Financial models with Lévy processes

This dissertation studies option pricing, portfolio selection, and risk management assuming exponential-Lévy models in financial markets. Option pricing of European, American, and path-dependent derivatives is dealt with the markovian approach. Markovian approach has been introduced by Duan and Simonato [26] to price American options under Wiener and GARCH processes, and then Duan et al. [27] has shown how to price barrier options. This dissertation proposes to extend the markovian approach to Lévy processes and shows numerical results where the price convergence is observed. European, American, and barrier options are priced using the same procedure of Duan et al., while for compound and lookback options we propose a new pricing method. Specifically, we explain how to price compound and lookback options assuming a Markov chain evolutions of the asset price. Portfolio selection is studied assuming financial markets where asset log returns follow subordinated Lévy processes.
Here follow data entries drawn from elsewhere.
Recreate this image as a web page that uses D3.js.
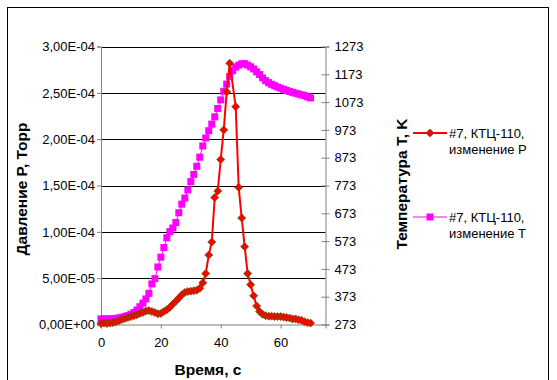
<!DOCTYPE html>
<html>
<head>
<meta charset="utf-8">
<script src="https://d3js.org/d3.v7.min.js"></script>
<style>
    body { margin: 0; background: #fff; }
    text { font-family: "Liberation Sans", Arial, sans-serif; fill: #000; }
    .title { font-weight: bold; font-size: 15.5px; }
</style>
</head>
<body>
<svg width="557" height="380"></svg>
<script>
// time, s
var timeP = [0,1,2,3,4,5,6,7,8,9,10,11,12,13,14,15,16,17,18,19,20,21,22,23,24,25,26,27,28,29,
    30,31,32,33,34,35,36,37,38,39,40,41,42,43,45,46,47,48,49,50,51,52,53,54,55,56,57,58,59,
    60,61,62,63,64,65,66,67,68,69,70];
// pressure, Torr
var pressure = [1.0e-6,1.5e-6,1.0e-6,1.5e-6,2.0e-6,3.0e-6,4.0e-6,5.5e-6,6.5e-6,7.5e-6,8.5e-6,9.5e-6,
    1.05e-5,1.2e-5,1.3e-5,1.45e-5,1.5e-5,1.4e-5,1.3e-5,1.15e-5,1.2e-5,1.4e-5,1.6e-5,1.85e-5,2.2e-5,
    2.5e-5,2.85e-5,3.2e-5,3.45e-5,3.55e-5,3.6e-5,3.65e-5,3.7e-5,3.9e-5,4.5e-5,5.5e-5,7.5e-5,8.9e-5,
    1.37e-4,1.44e-4,1.78e-4,2.10e-4,2.51e-4,2.82e-4,2.35e-4,1.48e-4,1.15e-4,8.4e-5,5.5e-5,4.3e-5,
    3.1e-5,2.0e-5,1.4e-5,1.1e-5,9.5e-6,9.0e-6,9.0e-6,8.5e-6,8.5e-6,8.5e-6,8.0e-6,7.5e-6,7.0e-6,
    6.0e-6,6.0e-6,5.0e-6,4.5e-6,3.0e-6,2.0e-6,1.5e-6];

var timeT = d3.range(0, 71);
// temperature, K
var temperature = [293,293,293,293,294,295,297,299,302,305,310,316,325,337,350,365,385,419,438,480,
    515,550,585,607,620,640,675,706,728,757,787,813,842,875,915,944,970,994,1020,1050,
    1081,1112,1138,1165,1186,1199,1206,1211,1211,1206,1200,1192,1182,1172,1160,1150,1143,1137,1132,1127,
    1123,1119,1115,1111,1108,1105,1102,1099,1096,1092,1088];

var xTicks = [0, 20, 40, 60];
var pTicks = [0, 5e-5, 1e-4, 1.5e-4, 2e-4, 2.5e-4, 3e-4];
var tTicks = [273, 373, 473, 573, 673, 773, 873, 973, 1073, 1173, 1273];
var seriesNames = [["#7, КТЦ-110,", "изменение P"], ["#7, КТЦ-110,", "изменение T"]];

var svg = d3.select("svg");
var plotL = 101, plotR = 325.5, plotT = 46.5, plotB = 324.5;

var x = d3.scaleLinear().domain([0, 75]).range([plotL, plotR]);
var yP = d3.scaleLinear().domain([0, 3e-4]).range([plotB, plotT]);
var yT = d3.scaleLinear().domain([273, 1273]).range([plotB, plotT]);

function sci(v) {
    var s = d3.format(".2e")(v).split("e");
    var e = +s[1];
    return s[0].replace(".", ",") + "E" + (e < 0 ? "-" : "+") + d3.format("02")(Math.abs(e));
}

// outer frame
svg.append("rect")
    .attr("x", 7.5).attr("y", 7.5)
    .attr("width", 541).attr("height", 400)
    .attr("fill", "none").attr("stroke", "#000").attr("stroke-width", 1);

// gridlines
svg.append("g").selectAll("line")
    .data(pTicks.slice(1))
    .enter().append("line")
    .attr("x1", plotL).attr("x2", plotR)
    .attr("y1", function (d) { return Math.round(yP(d)) + 0.5; })
    .attr("y2", function (d) { return Math.round(yP(d)) + 0.5; })
    .attr("stroke", "#000");

// axes
var axP = svg.append("g")
    .attr("transform", "translate(" + plotL + ",0)")
    .call(d3.axisLeft(yP).tickValues(pTicks).tickFormat(sci).tickSize(4).tickPadding(2));
var axT = svg.append("g")
    .attr("transform", "translate(" + plotR + ",0)")
    .call(d3.axisRight(yT).tickValues(tTicks).tickFormat(d3.format("d")).tickSize(4).tickPadding(5));
axT.selectAll(".tick line").attr("x1", -4);
var axX = svg.append("g")
    .attr("transform", "translate(0," + plotB + ")")
    .call(d3.axisBottom(x).tickValues(xTicks).tickSize(4).tickPadding(9));
[axP, axT, axX].forEach(function (a) {
    a.select(".domain").attr("stroke", "#808080");
    a.selectAll(".tick line").attr("stroke", "#808080");
    a.selectAll(".tick text").attr("font-size", 13).attr("font-family", "Liberation Sans, Arial, sans-serif");
});

// temperature series
var lineT = d3.line()
    .x(function (d, i) { return x(timeT[i]); })
    .y(function (d) { return yT(d); });
svg.append("path")
    .datum(temperature)
    .attr("d", lineT)
    .attr("fill", "none").attr("stroke", "#FF00FF").attr("stroke-width", 1);
svg.append("g").selectAll("rect")
    .data(temperature)
    .enter().append("rect")
    .attr("x", function (d, i) { return x(timeT[i]) - 3.5; })
    .attr("y", function (d) { return yT(d) - 3.5; })
    .attr("width", 7).attr("height", 7)
    .attr("fill", "#FF00FF");

// pressure series
var lineP = d3.line()
    .x(function (d, i) { return x(timeP[i]); })
    .y(function (d) { return yP(d); });
svg.append("path")
    .datum(pressure)
    .attr("d", lineP)
    .attr("fill", "none").attr("stroke", "#FF0000").attr("stroke-width", 2);
var diamond = "M0,-4L4,0L0,4L-4,0Z";
svg.append("g").selectAll("path")
    .data(pressure)
    .enter().append("path")
    .attr("d", diamond)
    .attr("transform", function (d, i) { return "translate(" + x(timeP[i]) + "," + yP(d) + ")"; })
    .attr("fill", "#FF0000").attr("stroke", "#665500").attr("stroke-width", 0.8);

// titles
svg.append("text").attr("class", "title")
    .attr("transform", "translate(" + 27 + "," + 189 + ") rotate(-90)")
    .attr("text-anchor", "middle")
    .text("Давление P, Торр");
svg.append("text").attr("class", "title")
    .attr("transform", "translate(" + 406.5 + "," + 184 + ") rotate(-90)")
    .attr("text-anchor", "middle")
    .text("Температура T, K");
svg.append("text").attr("class", "title")
    .attr("x", 208).attr("y", 375)
    .attr("text-anchor", "middle")
    .text("Время, с");

// legend
var legY = [133, 217];
var leg = svg.append("g");
leg.append("line").attr("x1", 413).attr("x2", 447).attr("y1", legY[0]).attr("y2", legY[0])
    .attr("stroke", "#FF0000").attr("stroke-width", 2);
leg.append("path").attr("d", diamond)
    .attr("transform", "translate(430," + legY[0] + ")")
    .attr("fill", "#FF0000").attr("stroke", "#665500").attr("stroke-width", 0.8);
leg.append("line").attr("x1", 413).attr("x2", 447).attr("y1", legY[1]).attr("y2", legY[1])
    .attr("stroke", "#FF00FF").attr("stroke-width", 1);
leg.append("rect").attr("x", 426.5).attr("y", legY[1] - 3.5).attr("width", 7).attr("height", 7)
    .attr("fill", "#FF00FF");
seriesNames.forEach(function (n, i) {
    var t = leg.append("text").attr("x", 449).attr("y", legY[i] + 5).attr("font-size", 13);
    t.append("tspan").attr("x", 449).text(n[0]);
    t.append("tspan").attr("x", 449).attr("dy", 16).text(n[1]);
});
</script>
</body>
</html>
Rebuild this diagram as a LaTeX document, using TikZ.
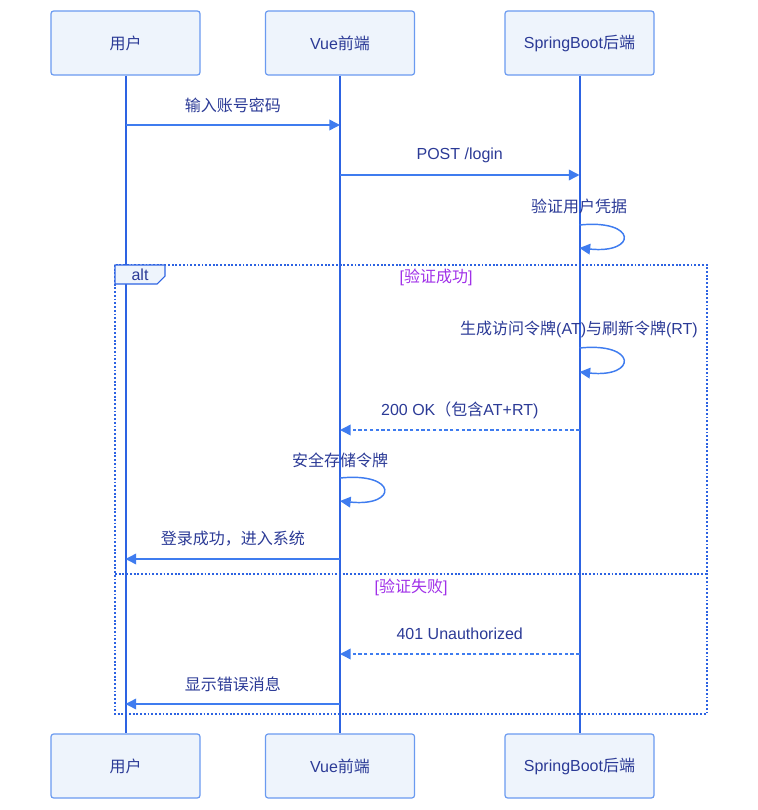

Firstly, we propose a Mean-Value at Risk analysis under two financial markets, one without transaction costs, and the other one with proportional and constant transaction costs. Secondly, we study a multi-period model with unlimited short sales where investors look only at the mean and variance of the final wealth. Finally, we propose a Mean-Variance-Skewness analysis assuming a financial market with no short sales and without transaction costs. Our numerical results confirm the better performance of the studied subordinated Lévy processes with respect the Normal model. Risk management is studied proposing two conditional heteroscedastic models of portfolio returns. The first one is an extension of the EWMA RiskMetrics model and assumes L´evy distributed returns. The second one is a more sophisticated analysis and consists in a generalization of the GHICA model of Chen et al. [17].